About Thyroid Eye Disease (TED)

Thyroid dysfunction is among the most common autoimmune disorders. In such conditions, the body inappropriately produces proteins called antibodies which are supposed to be directed against invaders but instead target the body itself. There is growing awareness of the symptoms of hyperthyroidism (overactive) or hypothyroidism (underactive) and patients often know to monitor for adverse effect on many body systems including integumentary (hair and skin), cardiovascular, gastrointestinal, gynecologic and neuropsychiatric. However, many do not realize that their eyes are also at risk from autoimmune thyroid disease (AITD).

More than half of patients with autoimmune thyroid disease will develop thyroid eye disease (TED). This is most likely in patients with autoimmune hyperthyroidism, known as Graves’ disease, but has also been observed in patients with autoimmune hypothyroidism and even in a few patients who have normal thyroid function but are considered at risk to develop AITD based on elevated blood levels of antibodies targeting the thyroid. Risk factors known to increase the likelihood of developing TED include:

  • Female sex

  • Older age

  • History of diabetes mellitus

  • Uncontrolled hyperthyroidism

  • History of treatment with radioactive iodine - especially if followed by uncontrolled hypothyroidism

  • Smoking (It is critical that patients with Graves’ disease who smoke immediately and permanently cease and all patients should avoid secondhand smoke).

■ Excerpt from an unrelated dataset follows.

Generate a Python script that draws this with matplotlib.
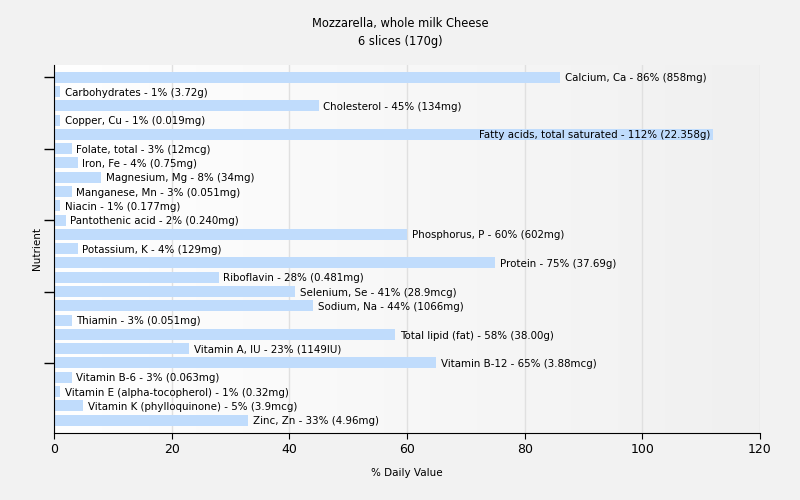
import numpy as np
import matplotlib
matplotlib.use("Agg")
import matplotlib.pyplot as plt

title = "Mozzarella, whole milk Cheese\n6 slices (170g)"

nutrients = [
    "Calcium, Ca", "Carbohydrates", "Cholesterol", "Copper, Cu",
    "Fatty acids, total saturated", "Folate, total", "Iron, Fe",
    "Magnesium, Mg", "Manganese, Mn", "Niacin", "Pantothenic acid",
    "Phosphorus, P", "Potassium, K", "Protein", "Riboflavin",
    "Selenium, Se", "Sodium, Na", "Thiamin", "Total lipid (fat)",
    "Vitamin A, IU", "Vitamin B-12", "Vitamin B-6",
    "Vitamin E (alpha-tocopherol)", "Vitamin K (phylloquinone)", "Zinc, Zn",
]
percents = [86, 1, 45, 1, 112, 3, 4, 8, 3, 1, 2, 60, 4, 75, 28,
            41, 44, 3, 58, 23, 65, 3, 1, 5, 33]
amounts = ["858mg", "3.72g", "134mg", "0.019mg", "22.358g", "12mcg", "0.75mg",
           "34mg", "0.051mg", "0.177mg", "0.240mg", "602mg", "129mg", "37.69g",
           "0.481mg", "28.9mcg", "1066mg", "0.051mg", "38.00g", "1149IU",
           "3.88mcg", "0.063mg", "0.32mg", "3.9mcg", "4.96mg"]

fig = plt.figure(figsize=(8, 5), dpi=100, facecolor="#f2f2f2")
ax = fig.add_axes([0.0675, 0.134, 0.8825, 0.736])

# plot area: white on the left fading to light grey on the right
grad = np.linspace(0, 1, 256).reshape(1, -1)
cmap = matplotlib.colors.LinearSegmentedColormap.from_list("bg", ["#ffffff", "#f0f0f0"])
ax.imshow(grad, extent=[0, 1, 0, 1], transform=ax.transAxes, cmap=cmap,
          aspect="auto", zorder=0)

y = np.arange(len(nutrients))
ax.barh(y, percents, height=0.77, color="#c0dcfc", zorder=2)

for yi, name, p, amt in zip(y, nutrients, percents, amounts):
    label = f"{name} - {p}% ({amt})"
    if p > 100:
        ax.text(p - 0.4, yi + 0.08, label, ha="right", va="center", fontsize=7.35, zorder=3)
    else:
        ax.text(p + 0.8, yi + 0.08, label, ha="left", va="center", fontsize=7.35, zorder=3)

ax.set_xlim(0, 120)
ax.set_ylim(24.9, -0.85)
ax.set_xticks(range(0, 121, 20))
ax.set_yticks([0, 5, 10, 15, 20])
ax.set_yticklabels([])
ax.tick_params(axis="y", length=7, width=1)
ax.tick_params(axis="x", length=4, labelsize=9)
ax.grid(axis="x", color="#e0e0e0", linewidth=1, zorder=1)
ax.set_axisbelow(True)
for s in ["top", "right"]:
    ax.spines[s].set_visible(False)

ax.set_xlabel("% Daily Value", fontsize=7.5, labelpad=8)
ax.set_ylabel("Nutrient", fontsize=7.5, labelpad=-2)
fig.suptitle(title, fontsize=8.3, y=0.965, linespacing=1.45)

fig.savefig("out.png", dpi=100, facecolor=fig.get_facecolor())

TED results from inflammation around the soft tissues behind the eye and the muscles that control eye movements. Symptoms and signs of TED include dryness, excessive tearing, eyelid swelling, being able to see the white area all the way around the colored part of the eye instead of overlapping with the eyelid (“bulging eyes”), pain with lateral gaze, double vision or vision loss. Most cases will be classified as mild and the majority of these will spontaneously resolve. Management for symptomatic relief may include artificial tears or ointment for lubrication.

Moderate and severe cases can currently be treated with immune-modulating medications including steroids (usually oral prednisone or intravenous methylprednisolone) or a monoclonal antibody targeting B cells in the immune system called rituximab.

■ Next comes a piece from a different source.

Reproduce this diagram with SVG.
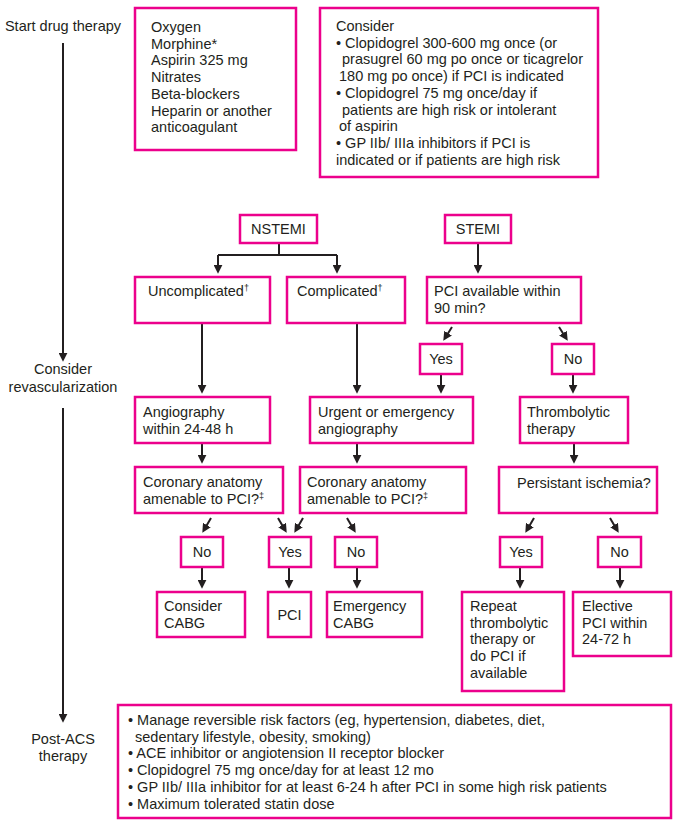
<svg xmlns="http://www.w3.org/2000/svg" width="680" height="828" viewBox="0 0 680 828">
<defs>
<marker id="ah" viewBox="0 0 10 10" refX="7" refY="5" markerWidth="9" markerHeight="9" markerUnits="userSpaceOnUse" orient="auto">
<path d="M0,0 L10,5 L0,10 z" fill="#231f20"/>
</marker>
<style>
rect{fill:#fff;stroke:#ec008c;stroke-width:2.5}
text{font-family:"Liberation Sans",Arial,sans-serif;font-size:14.5px;fill:#231f20}
.c{text-anchor:middle}
.sup{font-size:9px}
#connectors path{fill:none;stroke:#231f20;stroke-width:2}
.a{marker-end:url(#ah)}
</style>
</defs>
<rect width="680" height="828" style="fill:#fff;stroke:none"/>

<g id="labels">
<text x="63" y="31" class="c">Start drug therapy</text>
<text x="63" y="374" class="c">Consider</text>
<text x="63" y="392" class="c">revascularization</text>
<text x="63" y="744" class="c">Post-ACS</text>
<text x="63" y="761" class="c">therapy</text>
</g>

<g id="connectors">
<path class="a" d="M63,43 V359"/>
<path class="a" d="M63,408 V720"/>
<path d="M279,243 V255 M218,255 H337"/>
<path class="a" d="M218,255 V271"/>
<path class="a" d="M337,255 V271"/>
<path class="a" d="M478,243 V271"/>
<path class="a" d="M202,323 V391"/>
<path class="a" d="M357,323 V391"/>
<path class="a" d="M452,327 L444.7,338.5"/>
<path class="a" d="M559,327 L566.3,338.5"/>
<path class="a" d="M441,374 V391"/>
<path class="a" d="M573,374 V391"/>
<path class="a" d="M202,443 V461"/>
<path class="a" d="M357,443 V461"/>
<path class="a" d="M574,443 V461"/>
<path class="a" d="M211,518 L203.7,530.5"/>
<path class="a" d="M278,518 L285.3,530.5"/>
<path class="a" d="M303,518 L295.7,530.5"/>
<path class="a" d="M347,518 L354.3,530.5"/>
<path class="a" d="M534,518 L526.7,530.5"/>
<path class="a" d="M610,518 L617.3,530.5"/>
<path class="a" d="M202,567 V586"/>
<path class="a" d="M289,567 V586"/>
<path class="a" d="M357,567 V586"/>
<path class="a" d="M520,567 V586"/>
<path class="a" d="M620,567 V586"/>
</g>

<g id="drugs">
<rect x="135" y="8" width="161" height="142"/>
<text x="151" y="32">Oxygen</text>
<text x="151" y="48.7">Morphine*</text>
<text x="151" y="65.4">Aspirin 325 mg</text>
<text x="151" y="82.1">Nitrates</text>
<text x="151" y="98.8">Beta-blockers</text>
<text x="151" y="115.5">Heparin or another</text>
<text x="151" y="132.2">anticoagulant</text>
</g>

<g id="consider">
<rect x="320" y="8" width="278" height="169"/>
<text x="336" y="31">Consider</text>
<text x="336" y="47.7">• Clopidogrel 300-600 mg once (or</text>
<text x="342" y="64.4">prasugrel 60 mg po once or ticagrelor</text>
<text x="339" y="81.1">180 mg po once) if PCI is indicated</text>
<text x="336" y="97.8">• Clopidogrel 75 mg once/day if</text>
<text x="342" y="114.5">patients are high risk or intolerant</text>
<text x="339" y="131.2">of aspirin</text>
<text x="336" y="147.9">• GP IIb/ IIIa inhibitors if PCI is</text>
<text x="336" y="164.6">indicated or if patients are high risk</text>
</g>

<g id="nstemi">
<rect x="240" y="215" width="77" height="28"/>
<text x="278.5" y="234" class="c">NSTEMI</text>
</g>
<g id="stemi">
<rect x="445" y="215" width="66" height="28"/>
<text x="478" y="234" class="c">STEMI</text>
</g>

<g id="uncomplicated">
<rect x="135" y="277" width="135" height="46"/>
<text x="148" y="296">Uncomplicated<tspan class="sup" dy="-5">†</tspan></text>
</g>
<g id="complicated">
<rect x="287" y="277" width="118" height="46"/>
<text x="297" y="296">Complicated<tspan class="sup" dy="-5">†</tspan></text>
</g>
<g id="pci-available">
<rect x="427" y="277" width="154" height="46"/>
<text x="434" y="296">PCI available within</text>
<text x="434" y="312.7">90 min?</text>
</g>

<g id="stemi-yes">
<rect x="420" y="344" width="42" height="30"/>
<text x="441" y="364" class="c">Yes</text>
</g>
<g id="stemi-no">
<rect x="552" y="344" width="42" height="30"/>
<text x="573" y="364" class="c">No</text>
</g>

<g id="angiography">
<rect x="135" y="397" width="135" height="46"/>
<text x="143" y="417">Angiography</text>
<text x="143" y="433.7">within 24-48 h</text>
</g>
<g id="urgent">
<rect x="310" y="397" width="163" height="46"/>
<text x="318" y="417">Urgent or emergency</text>
<text x="318" y="433.7">angiography</text>
</g>
<g id="thrombolytic">
<rect x="520" y="397" width="108" height="46"/>
<text x="527" y="417">Thrombolytic</text>
<text x="527" y="433.7">therapy</text>
</g>

<g id="coronary1">
<rect x="135" y="467" width="148" height="46"/>
<text x="143" y="487">Coronary anatomy</text>
<text x="143" y="503.7">amenable to PCI?<tspan class="sup" dy="-5">‡</tspan></text>
</g>
<g id="coronary2">
<rect x="300" y="467" width="166" height="46"/>
<text x="307" y="487">Coronary anatomy</text>
<text x="307" y="503.7">amenable to PCI?<tspan class="sup" dy="-5">‡</tspan></text>
</g>
<g id="persistant">
<rect x="499" y="467" width="158" height="46"/>
<text x="517" y="488">Persistant ischemia?</text>
</g>

<g id="no1">
<rect x="181" y="537" width="42" height="30"/>
<text x="202" y="557" class="c">No</text>
</g>
<g id="yes1">
<rect x="269" y="537" width="42" height="30"/>
<text x="290" y="557" class="c">Yes</text>
</g>
<g id="no2">
<rect x="335" y="537" width="42" height="30"/>
<text x="356" y="557" class="c">No</text>
</g>
<g id="yes3">
<rect x="500" y="537" width="42" height="30"/>
<text x="521" y="557" class="c">Yes</text>
</g>
<g id="no3">
<rect x="598" y="537" width="43" height="30"/>
<text x="619.5" y="557" class="c">No</text>
</g>

<g id="consider-cabg">
<rect x="157" y="592" width="88" height="45"/>
<text x="164" y="611">Consider</text>
<text x="164" y="627.7">CABG</text>
</g>
<g id="pci">
<rect x="268" y="592" width="43" height="45"/>
<text x="289.5" y="620" class="c">PCI</text>
</g>
<g id="emergency-cabg">
<rect x="327" y="592" width="95" height="45"/>
<text x="333" y="611">Emergency</text>
<text x="333" y="627.7">CABG</text>
</g>
<g id="repeat">
<rect x="462" y="592" width="102" height="99"/>
<text x="470" y="611">Repeat</text>
<text x="470" y="627.7">thrombolytic</text>
<text x="470" y="644.4">therapy or</text>
<text x="470" y="661.1">do PCI if</text>
<text x="470" y="677.8">available</text>
</g>
<g id="elective">
<rect x="573" y="592" width="98" height="64"/>
<text x="582" y="611">Elective</text>
<text x="582" y="627.7">PCI within</text>
<text x="582" y="644.4">24-72 h</text>
</g>

<g id="post-acs">
<rect x="118" y="705" width="553" height="113"/>
<text x="128" y="725">• Manage reversible risk factors (eg, hypertension, diabetes, diet,</text>
<text x="135" y="741.7">sedentary lifestyle, obesity, smoking)</text>
<text x="128" y="758.4">• ACE inhibitor or angiotension II receptor blocker</text>
<text x="128" y="775.1">• Clopidogrel 75 mg once/day for at least 12 mo</text>
<text x="128" y="791.8">• GP IIb/ IIIa inhibitor for at least 6-24 h after PCI in some high risk patients</text>
<text x="128" y="808.5">• Maximum tolerated statin dose</text>
</g>
</svg>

The newest addition to the treatment arsenal, teprotumumab, had been undergoing expedited review by the United States Food and Drug Administration (FDA). Teprotumumab is a monoclonal antibody targeting the receptor for a protein stimulated by human growth hormone called IGF-1. On January 21, 2020 it was announced that teprotumumab was approved by the FDA for the treatment of thyroid eye disease.

There is not yet have a clear understanding of why an individual patient develops TED nor is there a means to prevent it. Therefore, a patient’s vigilance and regular follow-up with an ophthalmologist are key.

Of note, the 2016 American Thyroid Association (ATA) Guidelines for the Diagnosis and Management of Hyperthyroidism recommend that hyperthyroid patients with Graves’ disease and moderate TED who plan to receive radioactive iodine ablation (RAI) should be prophylactically treated with glucocorticoid steroids to prevent worsening of TED. Alternatively, the ATA advocates against RAI for patients with severe TED and counsel them to instead choose either thyroidectomy or medical management with the thyroid-slowing medication methimazole. Severe cases that do not respond to medical management or reveal an urgent threat of vision loss can be treated with surgical decompression.